Your objective ->
Only the lines from the start of the data below through the line that contains "(cxb) at (381,67);" are to be copied, exactly and without pictures.

** Start Collected material **

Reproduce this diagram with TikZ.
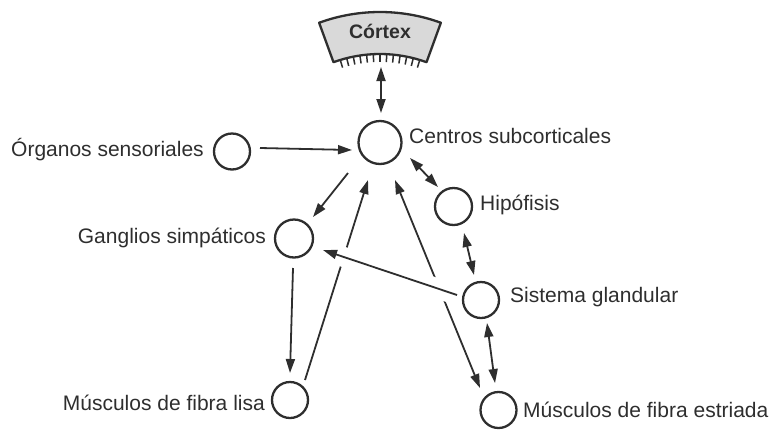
\documentclass[tikz,border=0pt]{standalone}
\usepackage{fontspec}
\setmainfont{Liberation Sans}
\usetikzlibrary{arrows.meta,calc}
\definecolor{ink}{HTML}{2E2E2E}
\begin{document}
\begin{tikzpicture}[x=1pt,y=1pt,yscale=-1,
  hd/.tip={Triangle[length=14pt,width=9pt]},
  nucleus/.style={circle,draw=ink,line width=2.3pt,minimum size=36pt,inner sep=0pt},
  tag/.style={text=ink,font=\fontsize{21}{24}\selectfont,inner sep=0pt},
  link/.style={draw=ink,line width=1.8pt,-hd},
  both/.style={draw=ink,line width=1.8pt,hd-hd},
  gap/.style={draw=white,line width=20pt}]
\useasboundingbox (0,0) rectangle (773,429);

% cortex: annular sector with ticks under its lower rim
\coordinate (fan) at (380,190);
\filldraw[fill=gray!30,draw=ink,line width=2.3pt,line join=round]
  ($(fan)+(250:178)$) arc[start angle=250,end angle=290,radius=178]
  -- ($(fan)+(290:136)$) arc[start angle=290,end angle=250,radius=136] -- cycle;
\foreach \k in {0,...,12}{
  \pgfmathsetmacro\a{253+\k*34/12}
  \draw[ink,line width=1.5pt] ($(fan)+(\a:136)$) -- ($(fan)+(\a:128)$);
}
\node[text=ink,font=\bfseries\fontsize{19.5}{22}\selectfont,anchor=base,inner sep=0pt] (ctx) at (380,38.5) {Córtex};
\coordinate (cxb) at (381,67);

% nuclei
\node[nucleus,minimum size=43pt] (cen) at (380,142.5) {};
\node[nucleus] (org) at (232,151.5) {};
\node[nucleus,minimum size=37pt] (hip) at (453.5,206.5) {};
\node[nucleus,minimum size=38pt] (gan) at (294,238.5) {};
\node[nucleus] (sis) at (481,300) {};
\node[nucleus] (lis) at (290,400) {};
\node[nucleus] (est) at (498.5,410) {};

% labels
\node[tag,anchor=base west] (cenl) at (409,143) {Centros subcorticales};
\node[tag,anchor=base east] (orgl) at (204,156) {Órganos sensoriales};
\node[tag,anchor=base west] (hipl) at (480,210) {Hipófisis};
\node[tag,anchor=base east] (ganl) at (266,243) {Ganglios simpáticos};
\node[tag,anchor=base west] (sisl) at (510,302) {Sistema glandular};
\node[tag,anchor=base east] (lisl) at (265,410) {Músculos de fibra lisa};
\node[tag,anchor=base west] (estl) at (523,417) {Músculos de fibra estriada};

% connections
\draw[both] (cxb) -- ($(cen)+(1,-29.5)$);
\draw[link] ($(org)+(28,-3.5)$) -- ($(cen)+(-28,7.5)$);
\draw[both] ($(cen)+(30,15.5)$) -- ($(hip)+(-15.5,-19.5)$);
\draw[link] ($(cen)+(-32,30.5)$) -- ($(gan)+(19,-21.5)$);
\draw[both] ($(hip)+(10.5,26.5)$) -- ($(sis)+(-7,-25)$);
\draw[link] ($(gan)+(-1,29.5)$) -- ($(lis)+(0,-27)$);
\draw[link] ($(lis)+(15,-20)$) -- ($(cen)+(-12,37.5)$);
\draw[both] ($(cen)+(15,37.5)$) -- ($(est)+(-18.5,-22)$);
\draw[both] ($(sis)+(6,23)$) -- ($(est)+(-3.5,-27)$);

% glandular system to ganglia, passing over the two long lines
\coordinate (fa) at ($(sis)+(-24,-5)$);
\coordinate (fb) at ($(gan)+(29,11.5)$);
\draw[gap] ($(fa)!0.04!(fb)$) -- ($(fa)!0.92!(fb)$);
\draw[link] (fa) -- (fb);
\end{tikzpicture}
\end{document}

** End Collected material **

Correct output ->
Reproduce this diagram with TikZ.
\documentclass[tikz,border=0pt]{standalone}
\usepackage{fontspec}
\setmainfont{Liberation Sans}
\usetikzlibrary{arrows.meta,calc}
\definecolor{ink}{HTML}{2E2E2E}
\begin{document}
\begin{tikzpicture}[x=1pt,y=1pt,yscale=-1,
  hd/.tip={Triangle[length=14pt,width=9pt]},
  nucleus/.style={circle,draw=ink,line width=2.3pt,minimum size=36pt,inner sep=0pt},
  tag/.style={text=ink,font=\fontsize{21}{24}\selectfont,inner sep=0pt},
  link/.style={draw=ink,line width=1.8pt,-hd},
  both/.style={draw=ink,line width=1.8pt,hd-hd},
  gap/.style={draw=white,line width=20pt}]
\useasboundingbox (0,0) rectangle (773,429);

% cortex: annular sector with ticks under its lower rim
\coordinate (fan) at (380,190);
\filldraw[fill=gray!30,draw=ink,line width=2.3pt,line join=round]
  ($(fan)+(250:178)$) arc[start angle=250,end angle=290,radius=178]
  -- ($(fan)+(290:136)$) arc[start angle=290,end angle=250,radius=136] -- cycle;
\foreach \k in {0,...,12}{
  \pgfmathsetmacro\a{253+\k*34/12}
  \draw[ink,line width=1.5pt] ($(fan)+(\a:136)$) -- ($(fan)+(\a:128)$);
}
\node[text=ink,font=\bfseries\fontsize{19.5}{22}\selectfont,anchor=base,inner sep=0pt] (ctx) at (380,38.5) {Córtex};
\coordinate (cxb) at (381,67);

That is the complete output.